Usain subió más despacio. Subió y el sudor se veía en su frente. Llegó al segundo piso, hizo una pausa, miro hacia arriba y vio a esa maldita escalera de caracol burlarse de su suerte y sus ojos asombrados regresaron a mirar los escalones, para seguir subiendo en su lapidaria tortura.
Y entonces fue como si sus 11 oros mundiales y sus ocho oros olímpicos empezaran a pesar sobre sus piernas que con lentitud subían la eterna escalera arremolinada hasta aquel lejano cuarto piso.
Era lógico: este hombre es un experto de la velocidad pura, es el rey de la resistencia a la velocidad, no de la resistencia a la distancia larga y menos de la resistencia a subir escaleras de caracol de un centro comercial cuyo elevador de carga no sirve.
Pero si a eso le agregamos el factor aniquilante de estar en la Ciudad de México, en verdad que para él debió ser el viacrucis caribeño.
Usain vive en Kingston, Jamaica, a nivel del mar, donde hay más oxígeno que en la capital mexicana y no es porque haya menos contaminación, sino porque la Ciudad de México, en su altitud superior a los 2 mil 400 metros sobre el nivel del mar, tiene 30 por ciento menos oxígeno que en la playa. (Por ello en las pruebas anaeróbicas como 100m y 200m de atletismo o los saltos de los Olímpicos de México 68 se rompieron récords mundiales que duraron muchos años y por ello también pruebas como el maratón de esos Juegos parecían campos de guerra con corredores respirando desde tanques con oxígeno, tirados en las calles).
Así, Usain y todo el peso de su cuerpo, su gloria, su sudor y su cansancio llegaron, triunfantes al cuarto piso.

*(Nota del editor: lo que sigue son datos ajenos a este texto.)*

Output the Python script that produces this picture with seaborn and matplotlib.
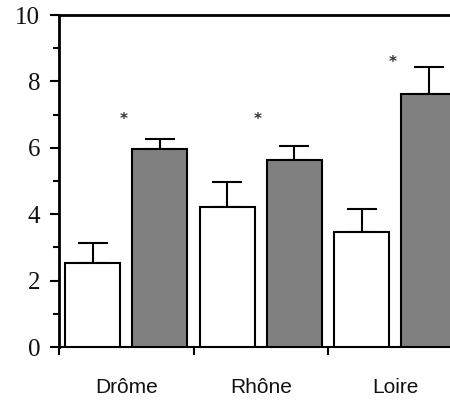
import numpy as np
import pandas as pd
import seaborn as sns
import matplotlib.pyplot as plt
from matplotlib.ticker import MultipleLocator

# values
regions = ['Drôme', 'Rhône', 'Loire']
groups = ['A', 'B']
means_a = [2.52, 4.22, 3.47]
means_b = [5.97, 5.62, 7.61]
err_a = [0.60, 0.75, 0.68]
err_b = [0.29, 0.43, 0.83]
star_y = [6.86, 6.86, 8.56]

data = pd.DataFrame({
    'Region': regions * 2,
    'Group': [groups[0]] * 3 + [groups[1]] * 3,
    'Value': means_a + means_b,
    'Err': err_a + err_b,
})

fig = plt.figure(figsize=(4.5, 4.01), dpi=100)
ax = fig.add_axes([59 / 450, 54 / 401, 403.5 / 450, 332 / 401])

sns.barplot(data=data, x='Region', y='Value', hue='Group', order=regions,
            hue_order=groups, palette=['white', '#808080'], width=1.0, gap=0.18,
            edgecolor='black', linewidth=1.5, errorbar=None, legend=False,
            saturation=1, ax=ax, zorder=3)

# upper error bars only, positions taken from the drawn bars
bars = sorted(ax.patches, key=lambda p: p.get_x())
errs = [e for pair in zip(err_a, err_b) for e in pair]
for p, e in zip(bars, errs):
    xc = p.get_x() + p.get_width() / 2
    ax.errorbar(xc, p.get_height(), yerr=[[0], [e]], color='black',
                elinewidth=1.5, capsize=11, capthick=1.5, zorder=2)

# significance stars
for i, y in enumerate(star_y):
    ax.text(i - 0.02, y, '*', ha='center', va='center', fontsize=11,
            color='#333333', fontweight='bold')

ax.set_xlim(-0.5, 2.5)
ax.set_ylim(0, 10)
ax.set_xlabel('')
ax.set_ylabel('')

ax.yaxis.set_major_locator(MultipleLocator(2))
ax.yaxis.set_minor_locator(MultipleLocator(1))
ax.tick_params(axis='y', which='major', length=6.5, width=1.5, pad=7,
               labelsize=18, labelfontfamily='Liberation Serif', labelcolor='#111111')
ax.tick_params(axis='y', which='minor', length=4.5, width=1.5)

ax.set_xticks([0, 1, 2], regions)
ax.set_xticks([-0.5, 0.5, 1.5], minor=True)
ax.tick_params(axis='x', which='major', length=0, pad=22, labelsize=15,
               labelfontfamily='Liberation Sans', labelcolor='#111111')
ax.tick_params(axis='x', which='minor', length=6, width=1.5)

for s in ['left', 'top', 'bottom']:
    ax.spines[s].set_linewidth(2)
ax.spines['bottom'].set_linewidth(1.5)
ax.spines['right'].set_visible(False)

fig.savefig('out.png', dpi=100)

Se sentó en un sillón a descansar y mientras recuperaba oxígeno, aprovechó para ver la etiqueta con el precio del sillón que sostenía su estirpe y se levantó de inmediato (tal vez pensó que era cotización en dólares). Siguió su camino y fue a las entrevistas.
“Nunca más subir escaleras, menos en la Ciudad de México, por favor”, dijo con el poco aliento que le quedaba, tras conquistar el lejano cuarto piso de la tienda.